Why are Chinese women reluctant to have children despite state incentives?
Chinese women are reluctant to have children despite various state incentives including tax relaxations due to multiple reasons. Some of the most reasons include the rising cost of living and increase in marriageable age that delays births and another being used to smaller families.
China also has fewer women of child-bearing age than might be expected. China's one-child policy led many couples to opt for a boy, raising sex at birth ratio from 106 boys to 120 and 130 for every 100 girls.
What does this mean for India and the world?
- The rapid decline in China's population is expected to have a massive impact on China's economy. China’s working-age population, which peaked in 2014, is projected to shrink to less than one-third of that peak by 2100.
- China’s elderly population, those aged 65 years and above, is expected to continue to rise and surpass China’s working-age population by 2080.
- This means that China will have more older people and much less younger people by 2100. While there are currently 100 working-age people to support every 20 elderly people, by 2100, 100 working-age people will have to support almost 120 elderly people in China.
- The annual average decline of 1.73 percent in China’s working-age population will lead to much lower economic growth, unless productivity advances rapidly.

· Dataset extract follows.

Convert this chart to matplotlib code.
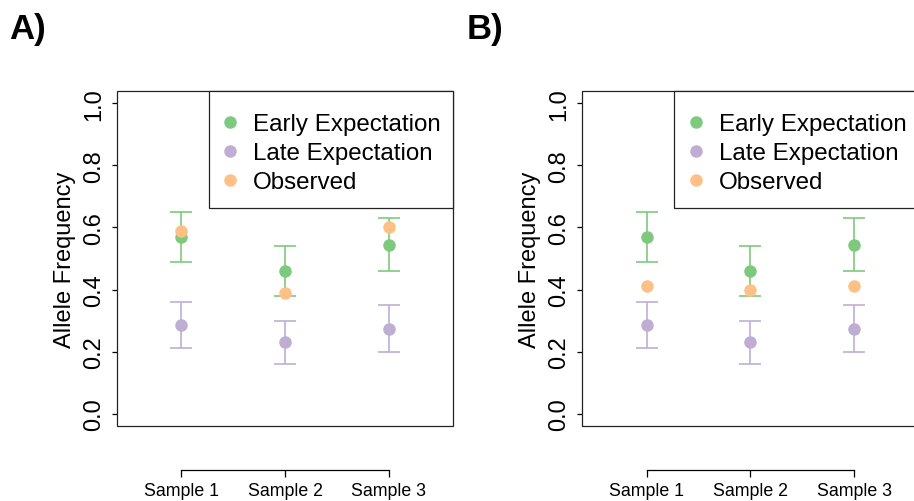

- This also means that soon China will be required to direct more of its productive resources to the provision of medical services to meet the requirements of the increasing elderly population.
- This would also mean higher labour costs amid rapidly shrinking labour force and result in pushing labour-intensive manufacturing out of China to other labor-abundant countries such as India, Bangladesh and Vietnam. At present itself the manufacturing labour costs in China are twice as high as in Vietnam.
- The resource exporting nations such as Australia would need to look for manufacturers outside China. For major goods importers like the United States, the sources of goods will have to shift to new and emerging centres of manufacturing.
- The shrinking in China's working-age population is expected to shift influence to other nations including India, which has one of the youngest populations in the world. India's population is also expected to overtake China within this coming decade.